- Our Town
Reverse chase nets fine
By Cam Fortens,
Mounties are accustomed to pursuits on the Trans-Canada Highway — but not quite like the one that took place in April 2013.
A Chase resident admitted to a provincial court judge he “overreacted” when he pursued a fleeing Mountie in an RCMP cruiser on the highway.
Police were so alarmed they dispatched a helicopter to assist.
Shawn David Henry pleaded guilty to uttering threats following the two-part altercation last year, with provincial court judge Len Marchand levying a $900 fine.
Crown prosecutor Neil Flanagan said the incident began when RCMP received a call about a suspected impaired driver on the highway.
Henry, whose vehicle fit the description, was pulled over.
Flanagan said Henry was “hostile from the minute she [Mountie] first spoke to him.”
Henry was not impaired and told the Mountie he was being targeted due to his Metis heritage.
“She describes him as just out of control,” Flanagan said.

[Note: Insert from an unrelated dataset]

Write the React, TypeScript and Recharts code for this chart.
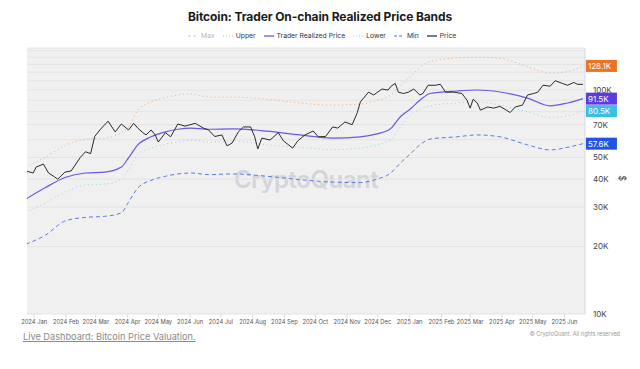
import { LineChart, Line, XAxis, YAxis, CartesianGrid } from 'recharts';

// band series share one date grid (values in K USD)
const bandDates = [
  '2023-12-24', '2024-01-12', '2024-01-31', '2024-02-20', '2024-03-10', '2024-03-26', '2024-04-02',
  '2024-04-11', '2024-04-24', '2024-05-08', '2024-05-20', '2024-06-02', '2024-06-19', '2024-07-13',
  '2024-08-15', '2024-09-16', '2024-10-18', '2024-11-14', '2024-11-30', '2024-12-13', '2024-12-23',
  '2025-01-02', '2025-01-11', '2025-01-21', '2025-02-16', '2025-03-08', '2025-03-30', '2025-04-26',
  '2025-05-18', '2025-06-04', '2025-06-19',
];
const realizedValues = [
  32.6, 36.7, 40.7, 42.6, 43, 45.3, 49.8, 56.9, 61.8, 65, 66.8, 67.6, 66.8, 67, 65.5, 63, 61,
  61.8, 63.7, 67, 76, 82.5, 90, 96.5, 99, 100, 98, 92, 85, 87.5, 91.5,
];
const upperValues = [
  45.3, 50.2, 56.5, 60.4, 61, 64.5, 68.4, 81.3, 88.5, 92.5, 95, 96, 93, 93, 91, 87.5, 85.6,
  86.5, 90, 94.5, 104, 115, 126, 134, 139, 140, 138.5, 127, 119, 121, 128.1,
];
const lowerValues = [
  28.5, 31.3, 35, 37.7, 38, 40, 44, 51.5, 55, 57.3, 58.6, 59.8, 58.5, 59.3, 56.9, 55.5, 54.2,
  55, 56.9, 59.8, 68.4, 77.5, 82, 85, 87.5, 88.5, 85.6, 80, 75.5, 76.6, 80.5,
];
const minValues = [
  20.5, 22.5, 26, 27, 27.3, 28.3, 31.6, 36.5, 39.5, 41.2, 42.2, 42.6, 41.9, 42.2, 41.2, 39.8, 38.8,
  38.6, 40, 42.4, 47.2, 52, 56.9, 60.4, 61.8, 63, 61.8, 56.9, 54, 55.5, 57.6,
];

const priceDates = [
  '2023-12-24', '2023-12-31', '2024-01-03', '2024-01-10', '2024-01-15', '2024-01-21', '2024-01-24',
  '2024-01-31', '2024-02-06', '2024-02-15', '2024-02-20', '2024-02-25', '2024-02-29', '2024-03-05',
  '2024-03-13', '2024-03-20', '2024-03-26', '2024-04-02', '2024-04-07', '2024-04-11', '2024-04-16',
  '2024-04-19', '2024-04-24', '2024-04-28', '2024-05-01', '2024-05-08', '2024-05-13', '2024-05-20',
  '2024-05-27', '2024-06-06', '2024-06-14', '2024-06-19', '2024-06-25', '2024-07-02', '2024-07-07',
  '2024-07-12', '2024-07-18', '2024-07-23', '2024-07-30', '2024-08-03', '2024-08-06', '2024-08-10',
  '2024-08-18', '2024-08-26', '2024-08-31', '2024-09-09', '2024-09-14', '2024-09-21', '2024-09-29',
  '2024-10-04', '2024-10-11', '2024-10-18', '2024-10-23', '2024-10-30', '2024-11-06', '2024-11-11',
  '2024-11-14', '2024-11-22', '2024-11-27', '2024-12-05', '2024-12-11', '2024-12-14', '2024-12-18',
  '2024-12-21', '2024-12-26', '2024-12-31', '2025-01-05', '2025-01-11', '2025-01-14', '2025-01-19',
  '2025-01-26', '2025-01-31', '2025-02-05', '2025-02-13', '2025-02-21', '2025-02-26', '2025-03-01',
  '2025-03-04', '2025-03-08', '2025-03-11', '2025-03-18', '2025-03-24', '2025-03-30', '2025-04-04',
  '2025-04-09', '2025-04-14', '2025-04-21', '2025-04-26', '2025-05-02', '2025-05-06', '2025-05-11',
  '2025-05-18', '2025-05-23', '2025-05-30', '2025-06-04', '2025-06-10', '2025-06-14', '2025-06-19',
];
const priceValues = [
  43.5, 42.6, 45.3, 46.7, 42.6, 40.9, 40, 43, 43.5, 50, 53, 52, 62, 66.3,
  72.6, 65, 70.5, 66.3, 71, 67.6, 64.5, 63, 66.3, 63, 58.6, 64.5, 61.8, 70.5,
  69, 71, 67.6, 66.3, 62, 63, 56.3, 58, 65, 68.4, 68.4, 61.8, 54.6, 61,
  59.8, 64.5, 59.3, 55, 59.3, 63, 65.6, 61.8, 62, 68.4, 67.6, 72, 70, 79.3,
  88.5, 97.8, 95, 101, 100, 104, 107, 97.8, 96.5, 97.8, 101, 95, 96.5, 105,
  105, 106, 97.8, 97.8, 96.5, 90, 83, 91, 87.5, 81.3, 84, 83, 84.5, 82,
  79.3, 84, 85.6, 95, 96.5, 97.8, 105, 104, 110, 107, 105, 108, 106, 106,
];

const monthTicks = [
  '2024-01-01', '2024-02-01', '2024-03-01', '2024-04-01', '2024-05-01', '2024-06-01',
  '2024-07-01', '2024-08-01', '2024-09-01', '2024-10-01', '2024-11-01', '2024-12-01',
  '2025-01-01', '2025-02-01', '2025-03-01', '2025-04-01', '2025-05-01', '2025-06-01',
];
const monthNames = ['Jan', 'Feb', 'Mar', 'Apr', 'May', 'Jun', 'Jul', 'Aug', 'Sep', 'Oct', 'Nov', 'Dec'];
const yTicks = [10, 20, 30, 40, 50, 60, 70, 80, 90, 100, 110, 120, 130, 140, 150];
const yLabelTicks = [10, 20, 30, 40, 50, 70, 100];

const ts = (s: string) => Date.parse(s);
const toSeries = (dates: string[], vals: number[]) => dates.map((d, i) => ({ t: ts(d), v: vals[i] }));

const realized = toSeries(bandDates, realizedValues);
const upper = toSeries(bandDates, upperValues);
const lower = toSeries(bandDates, lowerValues);
const minBand = toSeries(bandDates, minValues);
const price = toSeries(priceDates, priceValues);

const FONT = 'Inter, "Noto Sans", sans-serif';

const badge = (color: string, total: number) => (p: any) => {
  if (p.index !== total - 1) return null;
  return (
    <g key={`badge-${color}`}>
      <rect x={p.x + 3} y={p.y - 6} width={31} height={12} fill={color} />
      <text x={p.x + 5} y={p.y + 3} fontSize={8} fill="#fff" fontFamily={FONT}>{`${p.value}K`}</text>
    </g>
  );
};

function LegendItem({ label, color, dash, muted }: { label: string; color: string; dash?: string; muted?: boolean }) {
  return (
    <span style={{ display: 'inline-flex', alignItems: 'center', marginRight: 8 }}>
      <svg width={10} height={6} style={{ marginRight: 3 }}>
        <line x1={0} y1={3} x2={10} y2={3} stroke={color} strokeWidth={1.2} strokeDasharray={dash} />
      </svg>
      <span style={{ color: muted ? '#b8b8b8' : '#333' }}>{label}</span>
    </span>
  );
}

export default function App() {
  return (
    <div style={{ position: 'relative', width: 640, height: 369, background: '#fff', fontFamily: FONT, overflow: 'hidden' }}>
      <style>{'body{margin:0}'}</style>
      <div style={{ position: 'absolute', top: 9, left: 0, width: 640, textAlign: 'center', fontSize: 12, fontWeight: 700, color: '#1a1a1a', letterSpacing: -0.1 }}>
        Bitcoin: Trader On-chain Realized Price Bands
      </div>
      <div style={{ position: 'absolute', top: 31, left: 188, fontSize: 6.8, display: 'flex', alignItems: 'center', whiteSpace: 'nowrap' }}>
        <LegendItem label="Max" color="#c8c8c8" dash="3 2" muted />
        <LegendItem label="Upper" color="#f2a878" dash="1 2" />
        <LegendItem label="Trader Realized Price" color="#5b48de" />
        <LegendItem label="Lower" color="#8fd6e4" dash="1 2" />
        <LegendItem label="Min" color="#4a6fe0" dash="3 2" />
        <LegendItem label="Price" color="#222" />
      </div>
      {/* plot background + watermark sit behind the svg */}
      <div style={{ position: 'absolute', left: 27, top: 48, width: 558, height: 266, background: '#f0f0f0' }} />
      <div style={{ position: 'absolute', left: 27, top: 165, width: 558, textAlign: 'center', fontSize: 24, fontWeight: 600, color: '#d4d4dc', letterSpacing: -0.5 }}>
        CryptoQuant
      </div>
      <div style={{ position: 'absolute', left: 0, top: 0 }}>
        <LineChart width={640} height={332} margin={{ top: 48, right: 0, left: 27, bottom: 2 }}>
          <CartesianGrid vertical={false} stroke="#e4e4e4" strokeWidth={1} />
          <XAxis
            type="number"
            dataKey="t"
            domain={[Date.UTC(2023, 11, 25), Date.UTC(2025, 5, 21)]}
            ticks={monthTicks.map(ts)}
            tickFormatter={(t: number) => {
              const d = new Date(t);
              return `${d.getUTCFullYear()} ${monthNames[d.getUTCMonth()]}`;
            }}
            axisLine={false}
            tickLine={{ stroke: '#dcdcdc' }}
            tickSize={4}
            height={16}
            interval={0}
            tick={{ fontSize: 5.8, fill: '#555', fontFamily: FONT }}
            allowDataOverflow
          />
          <YAxis
            orientation="right"
            scale="log"
            domain={[10, 154]}
            ticks={yTicks}
            allowDataOverflow
            interval={0}
            width={55}
            axisLine={{ stroke: '#d6d6e2' }}
            tickLine={false}
            tickFormatter={(v: number) => (yLabelTicks.includes(v) ? `${v}K` : '')}
            tick={{ fontSize: 8, fill: '#444', fontFamily: FONT, dx: 0 }}
            label={{ value: '$', angle: 90, position: 'insideRight', offset: 18, fontSize: 9, fill: '#444' }}
          />
          <Line data={upper} dataKey="v" stroke="#f2a878" strokeWidth={1} strokeDasharray="1 3" dot={false} isAnimationActive={false} type="monotone" label={badge('#ea7424', upper.length)} />
          <Line data={lower} dataKey="v" stroke="#8fd6e4" strokeWidth={1} strokeDasharray="1 3" dot={false} isAnimationActive={false} type="monotone" label={badge('#3fbde0', lower.length)} />
          <Line data={minBand} dataKey="v" stroke="#5a7ee0" strokeWidth={1} strokeDasharray="4 3" dot={false} isAnimationActive={false} type="monotone" label={badge('#1f55df', minBand.length)} />
          <Line data={realized} dataKey="v" stroke="#6a58e4" strokeWidth={1.2} dot={false} isAnimationActive={false} type="monotone" label={badge('#5a3de0', realized.length)} />
          <Line data={price} dataKey="v" stroke="#2a2a2a" strokeWidth={1} dot={false} isAnimationActive={false} type="linear" />
        </LineChart>
      </div>
      <div style={{ position: 'absolute', left: 23, top: 331, fontSize: 9.2, color: '#8a8a8a', textDecoration: 'underline' }}>
        Live Dashboard: Bitcoin Price Valuation.
      </div>
      <div style={{ position: 'absolute', right: 20, top: 331, fontSize: 5.5, color: '#999' }}>
        © CryptoQuant. All rights reserved
      </div>
    </div>
  );
}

The Mountie then wrote Henry a ticket for a broken windshield.
“She wanted out of the scene and left the ticket on the screen,” Flanagan said.
An incensed Henry, “loud, vulgar and abusive,” according to Flanagan – then called 911 and began approaching the cruiser.
Flanagan said Henry made threats to the officer during the 911 call, during which he complained about abuse and racism.
The Mountie then drove away — and the episode may have ended, Flanagan said.
Two hours later, again on the Trans-Canada, the officer saw Henry approaching from the other direction.
As the vehicles passed, Flanagan said the Mountie could see Henry leaning toward his windshield — as if peering to see who was behind the wheel of her cruiser.
Henry then made a U-turn and began to follow the Mountie.
“She’s very concerned and doesn’t know what Mr. Henry’s been doing in the past two hours,” Flanagan said, noting the officer decided to avoid confrontation until other units could assist.
The call went out and RCMP dispatched other members and a helicopter.
The Mountie either eluded Henry or he gave up following the RCMP cruiser.
He was later arrested.
Defence lawyer Don Campbell said the incident was a case of escalating overreaction on both sides.
“I overreacted at the highway stop,” Henry admitted to the sentencing judge.
“It was a little immature on my part. I’ve got no intention of chasing after police officers. I’m not a violent guy.”
Marchand also ordered that Henry must agree to allow his employer to provide information about his work as part of the three-year probation he is serving for the earlier crimes.
The incident is the second time Henry has been involved in a bizarre criminal incident.
He was sentenced last year after terrorizing his daughter’s 15-year-old friend during a sleepover.
He was found guilty after trial of assault with a weapon, uttering threats and possessing a weapon for a dangerous purpose.